At a recent networking meeting the organiser told me that I should “focus on the pain” when introducing myself in my one minute. My question is, do valuable business relationships develop with people in one minute?


You could look at it as if your losing money by not using these techniques and feel conflicted, or you could look at it as if you are paying for a feeling of integrity! Depending on who you are, that might just be worth the price!

Shel Horowitz - Green/Ethical Marketing Expert

The older I get, the less patience I have for screaming hype–both as a copywriter/marketer and as a consumer. I’ve discovered many better ways to market, based in integrity–and I’m not at all sorry to leave the squirmy stuff behind. And interestingly enough, my business took a quantum leap about a decade ago when I started being very public about my commitment to ethics.

(I talk about some of this in my eighth book,Guerrilla marketing Goes Green,BTW–Michael, I believe you have a copy).

Kerri Quirt

Michael, these are good questions, and I’ve often wondered why more people don’t ponder them…

For me, I don’t do it: no exaggerating, no embellishing and no empty promises. I’d be out of integrity, and that’s not an option!

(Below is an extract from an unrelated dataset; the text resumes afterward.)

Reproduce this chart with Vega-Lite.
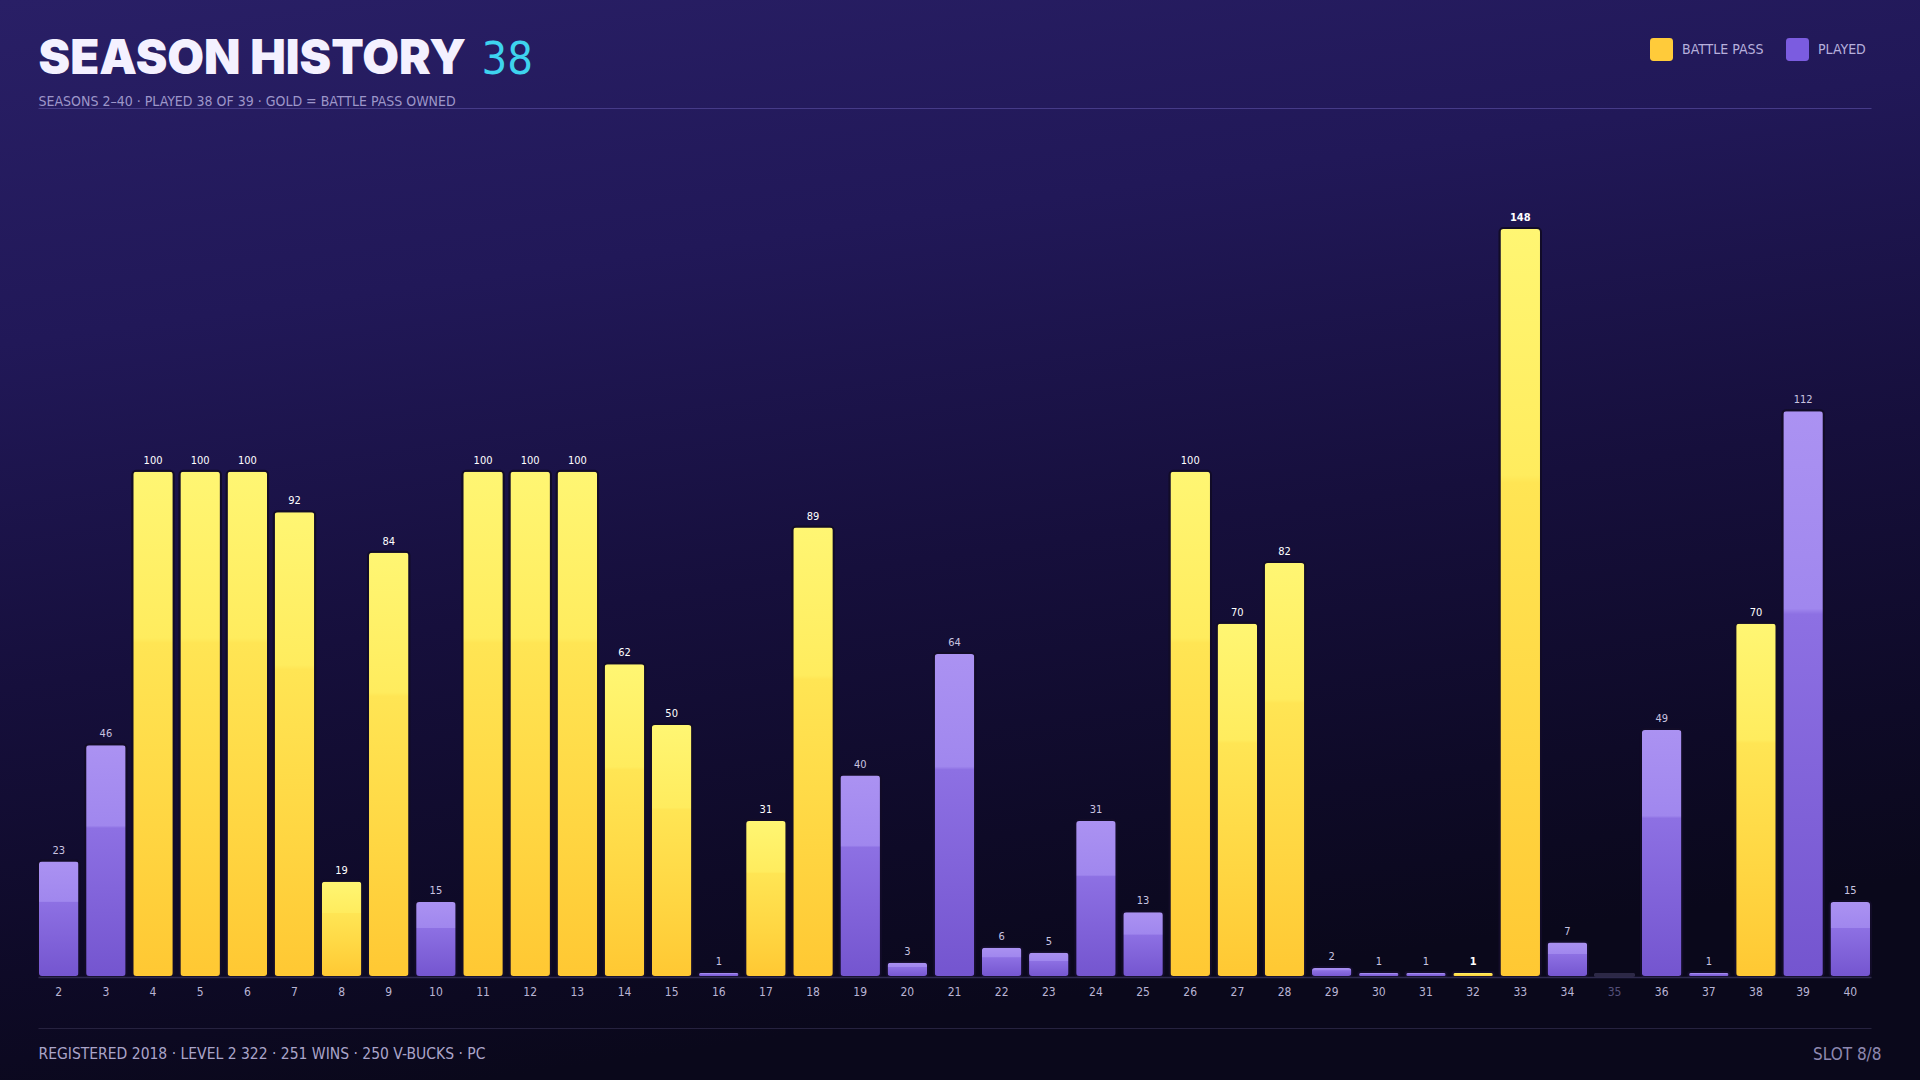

When I’m talking about my services, I share success stories that are real, and I never mention a limited seats unless it’s true (as is often the case and I like to keep my workshops small). There is usually a deadline for ticket sales, though, so that I know how many to plan for…

If someone I’m speaking to is interested, they’ll jump at the chance b/c, as you said, they know what’s good for them. If there doesn’t seem to be interest, I simply ask them to pass the details on to anyone they know who might want to know more.


Hey Michael, I have read thousands of online and offline sales pages. These tactics are in my opinion sleazy and have no place in salesmanship. However, you are right about the money aspect of it…you will leave plenty on the table.

It seems many are teaching and practicing scarcity, deadlines, price increase and the one time offers that seem to popup and go on forever.

I too am conflicted – should I use them or not? I struggle with this almost daily.